There is so much good to talk about when it comes to setting sail. You and your crew pilot a sloop, a brigand, or a full-sized galleon, and you have to do a lot to make it work. The anchor, the angle of the sails, how full the sails are, the direction of the wind, the chance of harsh weather, the constellations in the sky, the relation of you to the map down in the lower decks, where you have to communicate with your team where to go, the crow’s nest which gives some of the most beautiful views in the game; it all adds up to an incredible navigation experience.
But for what? Like I said before, you gather treasure chests of gold and return them. Mere fetch quests. There are different alliances on the ocean, and doing quests for them increases their reptutation…but for what? More cosmetic options. One alliance is no more or less convincing to join and feel an in-group relationship with than any other. When flying a banner on your ship, it should feel like a commitment. Instead, it feels like clothing for a day at school. The lack of voice acting, the lack of legends or lore, the lack of a rich campaign to introduce us to the world, the lack of any legends or major characters to anchor us to islands or environments. It all adds up.
Real opportunities are flat out missing in the beginning of the game. You are simply given a boat, when we all know that the quest for Luke and Obi-Wan Kenobi to find a ship at the beginning of Star Wars was no small undertaking. Why not give a crew a measly sloop at the beginning, regardless of crew size, in order to build incentives to invest into something larger?

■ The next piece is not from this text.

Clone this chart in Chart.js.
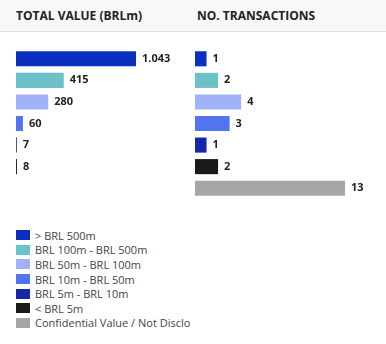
<!DOCTYPE html>
<html>
<head>
<meta charset="utf-8">
<script src="https://cdn.jsdelivr.net/npm/chart.js@4"></script>
<style>
  html, body { margin: 0; padding: 0; background: #fff; }
  body { width: 386px; height: 344px; position: relative; overflow: hidden; font-family: "Open Sans", sans-serif; }
  .head { position: absolute; left: 0; top: 0; width: 386px; height: 31px; background: #f8f8f8; border-bottom: 1px solid #e2e2e2; }
  .title { position: absolute; top: 7px; font-weight: 700; font-size: 12px; color: #222; white-space: nowrap; }
  .box { position: absolute; }
  #legend { position: absolute; left: 16px; top: 228px; width: 174px; overflow: hidden; }
  .item { height: 14.6px; display: flex; align-items: center; white-space: nowrap; font-size: 11px; color: #444; }
  .sw { width: 14px; height: 10px; margin-right: 5px; flex: none; }
</style>
</head>
<body>
<div class="head"></div>
<div class="title" style="left:16px">TOTAL VALUE (BRLm)</div>
<div class="title" style="left:197px">NO. TRANSACTIONS</div>
<div class="box" style="left:16px;top:48px;width:170px;height:151px"><canvas id="valueChart"></canvas></div>
<div class="box" style="left:195px;top:48px;width:180px;height:151px"><canvas id="countChart"></canvas></div>
<div id="legend"></div>
<script>
const categories = ["> BRL 500m", "BRL 100m - BRL 500m", "BRL 50m - BRL 100m", "BRL 10m - BRL 50m", "BRL 5m - BRL 10m", "< BRL 5m", "Confidential Value / Not Disclosed"];
const totalValue = [1043, 415, 280, 60, 7, 8, null];
const transactions = [1, 2, 4, 3, 1, 2, 13];
const colors = ["#0b30c0", "#6bc1c8", "#a0b3f8", "#5274f0", "#1529a8", "#1a1a1a", "#a6a6a6"];

// thousands separator as a dot (pt-BR style)
function fmt(v) {
  return String(v).replace(/\B(?=(\d{3})+(?!\d))/g, ".");
}

const valueLabels = {
  id: "valueLabels",
  afterDatasetsDraw(chart) {
    const ctx = chart.ctx;
    const meta = chart.getDatasetMeta(0);
    const data = chart.data.datasets[0].data;
    ctx.save();
    ctx.font = "bold 11px 'Open Sans', sans-serif";
    ctx.fillStyle = "#222";
    ctx.textBaseline = "middle";
    ctx.textAlign = "left";
    meta.data.forEach((bar, i) => {
      if (data[i] == null) return;
      ctx.fillText(fmt(data[i]), bar.x + 6, bar.y);
    });
    ctx.restore();
  }
};

function makeChart(id, values, max) {
  return new Chart(document.getElementById(id), {
    type: "bar",
    data: {
      labels: categories,
      datasets: [{
        data: values,
        backgroundColor: colors,
        borderWidth: 0,
        categoryPercentage: 1,
        barPercentage: 0.7
      }]
    },
    options: {
      indexAxis: "y",
      responsive: true,
      maintainAspectRatio: false,
      animation: false,
      layout: { padding: 0 },
      plugins: { legend: { display: false }, tooltip: { enabled: false } },
      scales: {
        x: { display: false, min: 0, max: max },
        y: { display: false }
      }
    },
    plugins: [valueLabels]
  });
}

makeChart("valueChart", totalValue, 1043 * 170 / 120);
makeChart("countChart", transactions, 13 * 180 / 150);

const legend = document.getElementById("legend");
categories.forEach((c, i) => {
  const row = document.createElement("div");
  row.className = "item";
  const sw = document.createElement("span");
  sw.className = "sw";
  sw.style.background = colors[i];
  const t = document.createElement("span");
  t.textContent = c;
  row.appendChild(sw);
  row.appendChild(t);
  legend.appendChild(row);
});
</script>
</body>
</html>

Why is there a completed map for pirates at the beginning of the game? What explorer was given a map with everything already marked? Why not have a total fog of war on the map and only reveal what they have seen? The whole point of the ocean in the sailing ages was not knowing just how far it was until land would be in sight. Navigation was dramatically important specifically because human perception could not handle the flatness of the water. In Sea of Thieves, I don’t think I have encountered a single moment where no land was in sight. At all times, there is some coastline along the horizon.
I experienced a greater haunting and fear in Outer Wilds, a game that does Sea of Thieves better than Sea of Thieves does itself, albeit in a different genre. When you explore planets, you have absolutely no idea what to expect, and the terror involved (especially in Dark Bramble) was enough to make me stop playing the game for a week, because I did not want to go back to that place. If you have played it, you know that the Dark Bramble places you in a milky whiteness, with specks of light in the distance, and you do not know whether the specks are the way out, or the beholder of a horrific abomination that can eat you.
It ate me.
That is what Sea of Thieves needs. It needs consequences and real mystery. It needs progress and setbacks. It needs not only to understand the visual aesthetic of the ocean, but it needs to address the deeper and almost suicidal need for the ocean, whatever the cost.
One could argue that Sea of Thieves is not going for that type of tone, that its levity and happiness is as deep as the grog pint you drink from. But I would say that to express that sort of optimism about the water is to be uninformed of what nature is at all. It’s indifference to us, as Werner Herzog has tried to explain again and again, is what gives us the desire to go and overlay our stories onto it. It is the difference between the real, the imaginary, and the symbolic, all psychoanalytic terms easily applied to the ocean. This is what the ocean does to us, and no amount of Disney-fication can make me forget that.